Depression has at it’s heart self-judgement. By aligning ourselves and our sense of value to the things of this world – the things of man – we embrace our potential for self-judgement. In doing so we will always fall within a spectrum of potential outcomes. Where you fall versus the range that is the potential is always a measure “against” where you are in the spectrum. Therefore you will always fall short of someone else. It is an absolute truth.
To free yourself of self-judgement you have to be able to forgive yourself. This is how depression can become a doorway to concupiscence. Why not sin if you are a failure anyway? How often do you find yourself sinning when your constitution is weak versus when it is strong?
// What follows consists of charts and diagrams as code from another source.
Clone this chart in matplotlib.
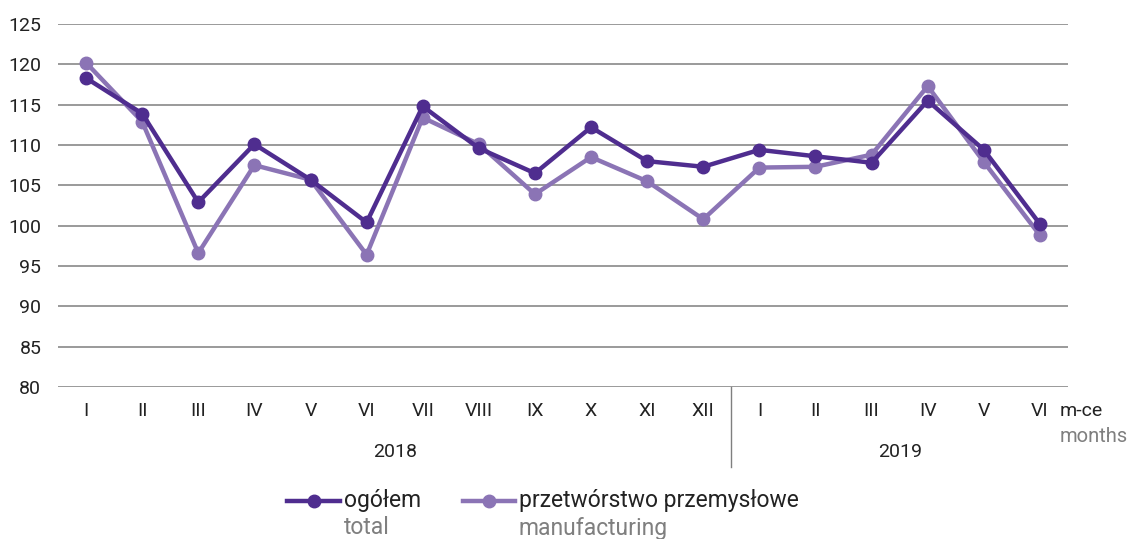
import matplotlib
matplotlib.use("Agg")
import matplotlib.pyplot as plt
from matplotlib.lines import Line2D
import matplotlib.transforms as mtransforms

plt.rcParams['font.family'] = ['Roboto', 'DejaVu Sans']

months = ["I", "II", "III", "IV", "V", "VI", "VII", "VIII", "IX", "X", "XI", "XII",
          "I", "II", "III", "IV", "V", "VI"]
years = ["2018", "2019"]
total = [118.3, 113.9, 102.9, 110.1, 105.7, 100.4, 114.8, 109.6, 106.5, 112.2, 108.0, 107.3,
         109.4, 108.6, 107.8, 115.5, 109.4, 100.2]
manufacturing = [120.2, 112.9, 96.6, 107.5, 105.7, 96.4, 113.4, 110.1, 103.9, 108.5, 105.5, 100.8,
                 107.2, 107.3, 108.8, 117.3, 107.9, 98.8]
yticks = [80, 85, 90, 95, 100, 105, 110, 115, 120, 125]

c_total = "#4f2d8f"
c_manu = "#8b74b5"
grey = "#7f7f7f"
fs = 14

fig = plt.figure(figsize=(11.32, 5.39), dpi=100)
ax = fig.add_axes([58/1132, 1-387/539, (1068-58)/1132, (387-24)/539])

x = list(range(len(months)))
ax.plot(x, total, color=c_total, lw=3.2, marker='o', ms=9, zorder=4, clip_on=False)
ax.plot(x, manufacturing, color=c_manu, lw=3.2, marker='o', ms=9, zorder=3, clip_on=False)

ax.set_xlim(-0.5, len(months) - 0.5)
ax.set_ylim(80, 125)
ax.set_yticks(yticks)
ax.set_yticklabels([str(v) for v in yticks])
ax.set_xticks(x)
ax.set_xticklabels(months)
ax.tick_params(axis='both', length=0, labelsize=fs, colors="#222222")
ax.tick_params(axis='y', pad=12)
ax.tick_params(axis='x', pad=11)
for s in ax.spines.values():
    s.set_visible(False)
ax.grid(axis='y', color=grey, lw=1.1)
ax.set_axisbelow(True)

# year separator
trans = mtransforms.blended_transform_factory(ax.transData, ax.transAxes)
ax.add_line(Line2D([11.5, 11.5], [0, -80/363], transform=trans, color=grey, lw=1, clip_on=False))
ax.text(5.5, -65/363, years[0], transform=trans, ha='center', va='center', fontsize=fs, color="#222222")
ax.text(14.5, -65/363, years[1], transform=trans, ha='center', va='center', fontsize=fs, color="#222222")

fig.text(1060/1132, 1-411/539, "m-ce", ha='left', va='center', fontsize=fs, color="#222222")
fig.text(1060/1132, 1-437/539, "months", ha='left', va='center', fontsize=fs + 0.5, color=grey)

# legend
def legend_item(x0, x1, color, label, sub):
    fy = 1-501/539
    fig.add_artist(Line2D([x0/1132, x1/1132], [fy, fy], color=color, lw=3.2,
                          transform=fig.transFigure))
    fig.add_artist(Line2D([(x0+x1)/2/1132], [fy], color=color, marker='o', ms=9,
                          transform=fig.transFigure))
    fig.text((x1+4)/1132, fy, label, ha='left', va='center', fontsize=16.5, color="#222222")
    fig.text((x1+4)/1132, 1-528/539, sub, ha='left', va='center', fontsize=16.5, color=grey)

legend_item(287, 340, c_total, "ogółem", "total")
legend_item(463, 515, c_manu, "przetwórstwo przemysłowe", "manufacturing")

fig.savefig("out.png", dpi=100)
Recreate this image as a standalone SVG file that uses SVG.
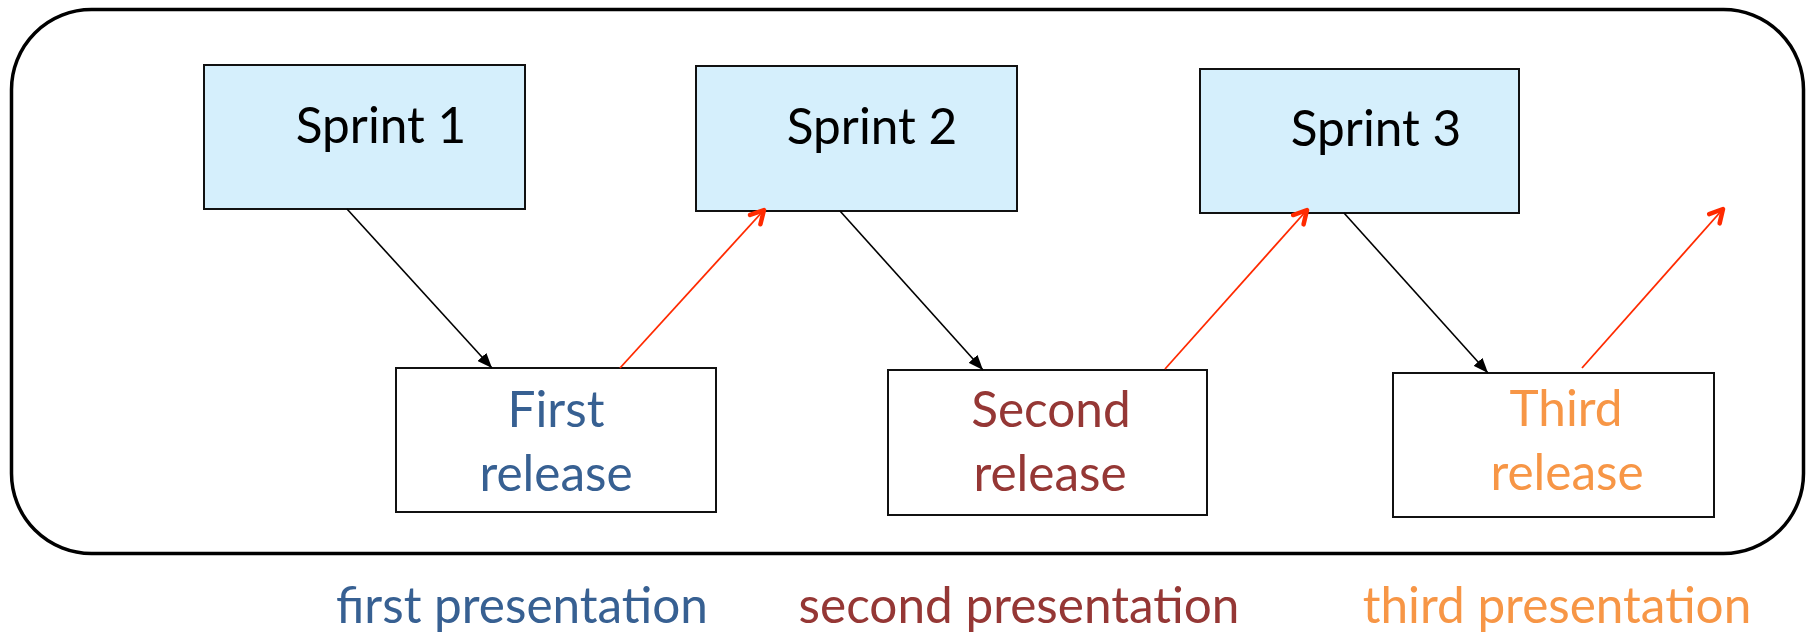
<svg xmlns="http://www.w3.org/2000/svg" width="1810" height="632" viewBox="0 0 1810 632">
<style>
.sprint{fill:#D5EFFC;stroke:#111;stroke-width:2}
.rel{fill:#fff;stroke:#111;stroke-width:2}
text{font-family:Lato,"Liberation Sans",sans-serif;font-size:49.5px;text-anchor:middle}
.k{fill:#000}
.b{fill:#376092}
.r{fill:#953735}
.o{fill:#F79646}
.blk{stroke:#000;stroke-width:1.6;fill:none}
.red{stroke:#FF2A00;stroke-width:1.8;fill:none}
</style>
<defs>
<marker id="ah" markerUnits="userSpaceOnUse" markerWidth="16" markerHeight="12" refX="15" refY="6" orient="auto">
<path d="M0,0 L15,6 L0,12 z" fill="#000"/>
</marker>
<marker id="av" markerUnits="userSpaceOnUse" markerWidth="20" markerHeight="20" refX="16" refY="10" orient="auto">
<path d="M3,3 L16,10 L3,17" fill="none" stroke="#FF2A00" stroke-width="4.5" stroke-linecap="round" stroke-linejoin="round"/>
</marker>
</defs>
<rect id="frame" x="11.5" y="9.5" width="1792" height="544" rx="80" ry="80" fill="#fff" stroke="#000" stroke-width="3.5"/>
<g id="sprint1"><rect class="sprint" x="204" y="65" width="321" height="144"/><text class="k" x="381" y="143">Sprint 1</text></g>
<g id="sprint2"><rect class="sprint" x="696" y="66" width="321" height="145"/><text class="k" x="872" y="144">Sprint 2</text></g>
<g id="sprint3"><rect class="sprint" x="1200" y="69" width="319" height="144"/><text class="k" x="1376" y="146">Sprint 3</text></g>
<g id="release1"><rect class="rel" x="396" y="368" width="320" height="144"/><text class="b" x="556" y="427">First</text><text class="b" x="556" y="491">release</text></g>
<g id="release2"><rect class="rel" x="888" y="370" width="319" height="145"/><text class="r" x="1051" y="427">Second</text><text class="r" x="1050" y="491">release</text></g>
<g id="release3"><rect class="rel" x="1393" y="373" width="321" height="144"/><text class="o" x="1566" y="426">Third</text><text class="o" x="1567" y="490">release</text></g>
<g id="connectors">
<line class="blk" x1="347" y1="209" x2="492" y2="368" marker-end="url(#ah)"/>
<line class="red" x1="620" y1="368" x2="764" y2="210" marker-end="url(#av)"/>
<line class="blk" x1="840" y1="211" x2="983" y2="370" marker-end="url(#ah)"/>
<line class="red" x1="1165" y1="369" x2="1307" y2="210" marker-end="url(#av)"/>
<line class="blk" x1="1344" y1="213" x2="1488" y2="373" marker-end="url(#ah)"/>
<line class="red" x1="1582" y1="368" x2="1723" y2="209" marker-end="url(#av)"/>
</g>
<g id="captions">
<text class="b" x="522" y="623">first presentation</text>
<text class="r" x="1019" y="623">second presentation</text>
<text class="o" x="1557" y="623">third presentation</text>
</g>
</svg>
How often do you find yourself continuing to live with sin as a part of your life because you cannot find the strength to forgive yourself versus accepting God’s forgiveness.
A Psychiatrist friend of mind regularly repeats the mantra Hurt People Hurt People. Victims beget victims; its a cycle. Matthew Kelly of Dynamic Catholic fame regularly reminds us that God wants us to be the best versions of ourselves. You ever wonder why that is? Hatred of others actually starts from a hatred of self. As creatures when we act out against someone we do it to bring them low. We make ourselves feel better by minimizing those we envy, fear, or despise. You can’t truly love another person until you learn to love yourself.
Jesus’ mantra: Loved people love people.
In living out our call to holiness we seek opportunities for Christ to live through us in the fulfillment of his ministry here on earth. In order to do that we have to be free to love. To be free to love we must love ourselves through the appreciation for the love God has for us. Appreciation for the love God has for us comes through following the wisdom of today’s message from Jesus, Paul and the Prophet Isaiah; discard the man ascribed values we give earthly things and where we stand in relation to those things. Don’t worry about how others see you, worry about how God sees you. By doing so, you may actually help others see God.
Or as Father said in his homily this morning – Don’t worry, be happy.